Monday, May 11, 2020

Meeting the Challenge

We find out what people are made out of when times are tough. Right now something like 20 million Americans are unemployed. There's a lot of chaos in government.  We hear a lot of anxiety in the press. Yet, other than a few isolated incidents it seems like everyone is hanging in there, at least in our program.

The interesting thing about TLC is that we are probably doing as good as we ever have, both population – wise and financially. And it seems like when we face challenges like this our clients rise up and do better than when times are are good and life is relatively normal. Whatever normal is.

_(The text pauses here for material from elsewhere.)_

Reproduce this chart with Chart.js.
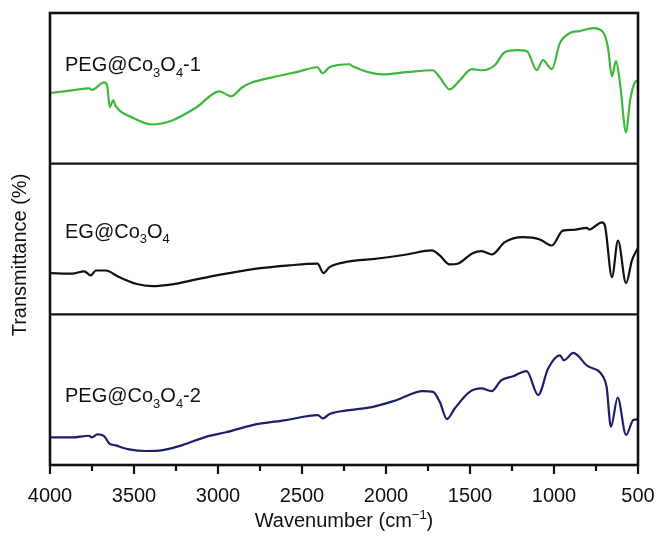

Another example of this was during the last recession when Obama was president. There were several people in our staff who didn't take a salary for 3 to 4 years. They cut back on their expenses and lived off of savings or other income. A similar situation occurred during the attack on 9/11 when the economy went into a tailspin for a while. Some of our staff members took a 10% pay cut until things became flush again.

Maybe because of the nature of this pandemic we have lost a couple of key people who had been with us for at least 10 years. One of them just kind of disappeared with a very brief notice; the other relapsed and fell back into his old behavior after achieving about three years of sobriety. I'm not sure what went on with those two, but it may have just been the magnitude of this pandemic that made them realize how unpredictable life can be. For them, it might've been fear of the future, him him just been the slight push it took to send them back to their drug of choice – who knows?

All I know that in my 81 years I've never seen a situation that parallels this one. But it fits exactly with my motto: "The only thing we can count on in life is that things will be different tomorrow."

And how we handle that tomorrow tells a whole lot about who we are and what we're made of.